Magnificent Medusa. 14Oct12

TR by sunshiner, with contribution from gemini

Wind: Cold westerly 5 knots, increasing to 8 knots
Swell: small southerly
Current: at Little Halls Reef, Halls Reef, Jew Shoal, none
Launch point: Middle Groyne
Participants: jaro, stormin, beejay, tarzan, richmond, gemini, whalebait, kahuna, Brock A (need a nickname, Brock), mangrove-mac, sunshiner

Finding fish wasn't easy today, but a couple of nice sweeties ended up in yaks.

In the carpark this morning at 04:30 there was a stranger in our midst. I wandered over to say hello, thinking that it might perhaps be Brock A, whom I hadn't met. No, it was Peter, unloading a Stealth Evolution 465. He'd been reading our blog and had come up from Brisbane on spec hoping to have some of the fun he'd been reading about.

He asked if he could tag along with someone as he had no GPS, no radio and had never launched here before so I pencilled him in as my wingman. Launch was as easy as it gets here and before long Peter and I, alone, were heading for Jew Shoal. Whalebait had opted for Sunshine Reef while the remainder of the contingent headed for Little Halls Reef and Halls Reef.

At Jew Shoal I briefly described the reef to Peter and our various methods of fishing it. We then set up a drift using the westerly wind to push us across the reef. Once again, it was a perfect drift, but once again, the action was almost non-existent. There were no signs of surface activity and no birds hovering over bait patches.

Peter. I invited him to join Noosa Yakkers via the blog link.

Shortly after taking the above pic my SP was taken and I was on! I knew very quickly that it was neither a snapper nor a sweetlip. My judgement was that it was possibly a trevally but after a see-sawing fight of several minutes up popped a small mac tuna. I should have thought of that first, as these are a fairly common catch on SPs at Jew Shoal.

Mackerel tuna

I was dressed for summer but by now I was bloody cold. The wind was cutting through my rashie so I decided to head for Little Halls Reef, 3.7km upwind. I don't know what happened to Peter as he left to troll the Noosa headlands to the SE.

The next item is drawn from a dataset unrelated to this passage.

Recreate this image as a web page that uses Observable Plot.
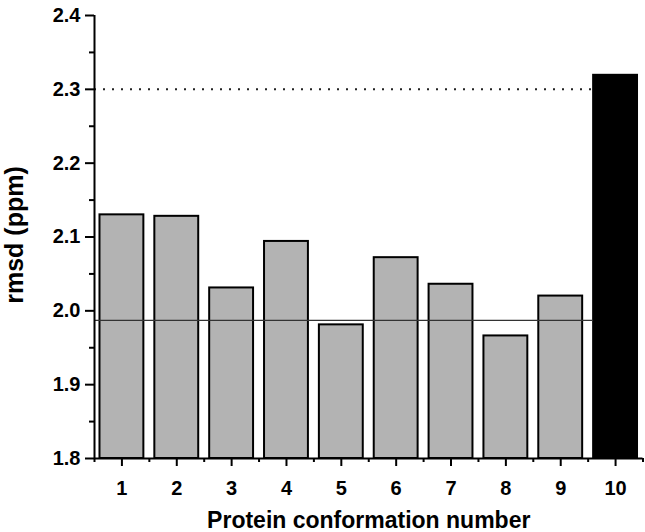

Little Halls Reef was dead, as stormin had warned me by radio a little earlier, but at least it was warm there. Warm and no fish is better than cold and no fish!

After a decent try at Little Halls Reef I decided to head in, encountering a few miniature and brief bustups just outside the river mouth. But as I paddled away from Little Halls Reef I came across a majestic medusa, drifting in the limpid sea.

It was a beauty, about 40cm wide across the canopy.

It was at the river mouth that richmond and gemini caught up with me, an hour or so later as they headed for home. Both had had a bit of action (gemini will do show and tell, later) and we paddled in to the beach together after I took the opportunity to take a pic of richmond's two fish.

The sweetlip went 53cm.

The others mostly came trickling in after us (mangrove-mac had pulled the pin earlier as he was a little off colour). Jaro had eventually managed to bag a very nice sweetlip which he measured and photographed on the beach.

55cm. Nice but not a Noosa Yakkers record.

Whalebait and kahuna were still out there by the time I left so we don't know how they went. Please let us know guys.

Looks like I'm going to have to start fishing with bananas!

Kev
(sunshiner)


Additional material from Gemini

Not a lot to add really. A lot of wildlife today, so there is some footage of that below. The main event was seeing Richmond take a wave while in too close to the North Shore and end up in the drink (he didn't roll the yak at least!). The video doesn't show him falling off, but you can see him climbing back up. Best viewed in HD if possible.




GPS Track
Photobucket Pictures, Images and Photos
Distance 17.6 km
Max Speed 18.0 km/hour (I think my GPS or Google Earth is crooked)
Avg Speed 3.5 km/hour

Cheers!

Matt (Gemini)

1 comment:

  1. Must be the year for everyone to have a crack at the sweetlip record. Nice fish.